It will take more than food to fix India's malnutrition problem
Some burdens are Sisyphean — no amount of endeavour seems to make them any lighter. The burden of malnutrition in India can be counted among these. A report published in The Lancet showed that while the overall death rate owing to malnutrition has decreased substantially from 1990 to 2017, it is still the leading risk factor for death in children under five years, and for disease burden for all ages taken together in most states. Unsurprisingly, the state that fared the worst is the one with lowest female literacy: Rajasthan. That educated mothers make for healthier children is proven by Kerala and Tamil Nadu, which have the lowest rates of malnutrition. The link between illiteracy and malnutrition bears repeating, especially since old, potent threats continue to undermine nourishment. Take, for instance, the case of Uttar Pradesh, which ranked only after Rajasthan. The mid-day meal initiative is one of the most powerful weapons to fight malnutrition. It can also challenge caste prejudices related to food which reinforce vicious cycles of poor nutrition. Yet, there are occasions when administrators are far more concerned about concealing irregularities than the welfare of children. Thus, a journalist who broke the story of children in a school in Uttar Pradesh being fed meals of roti and salt has been charged with criminal conspiracy. Accountability is the key to the success of any welfare measure; but pervasive corruption, as is evident, can even turn regulatory agencies complicit.
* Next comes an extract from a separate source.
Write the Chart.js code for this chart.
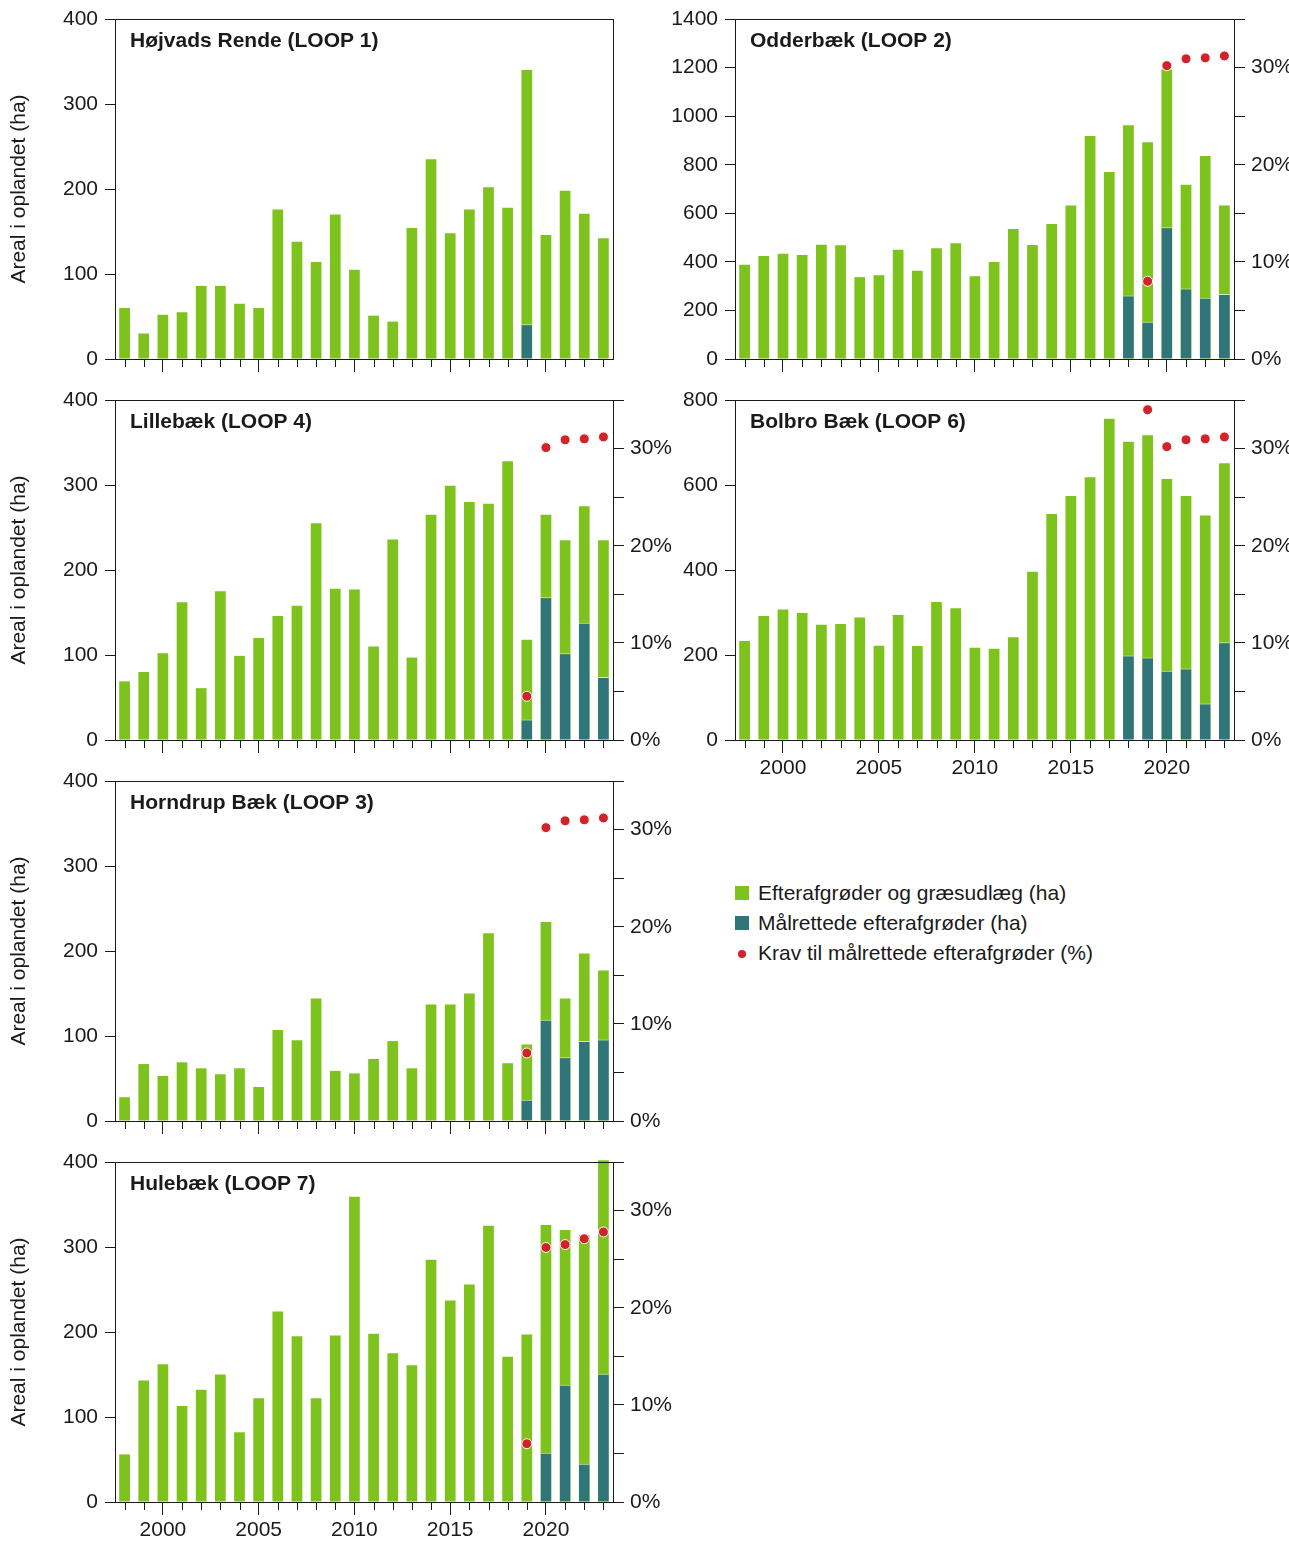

A radical overhaul is not necessarily the need of the hour. Even small steps can go a long way towards eradicating malnutrition and its challenges. A recent experiment in Rajasthan found that malnutrition levels in women and children fell when they ate along with the family. But a shallow comprehension of nutrition at the level of policy ensures that such connections remain unrecognized. Rajasthan is also the state where the prime minister launched the Poshan Abhiyaan last year. But two independent studies have found that traditional norms around food — women eating leftovers after the rest of the family has eaten — continue to dominate household decisions, stymieing the progress of the nutrition campaign. Welfare schemes to provide balanced meals are important, but are not enough by themselves. Overlapping issues like poor sanitation, institutional corruption, caste and religious biases, and so on need to be addressed before India can fulfil its pledge of providing proper food and nutrition to its women and children.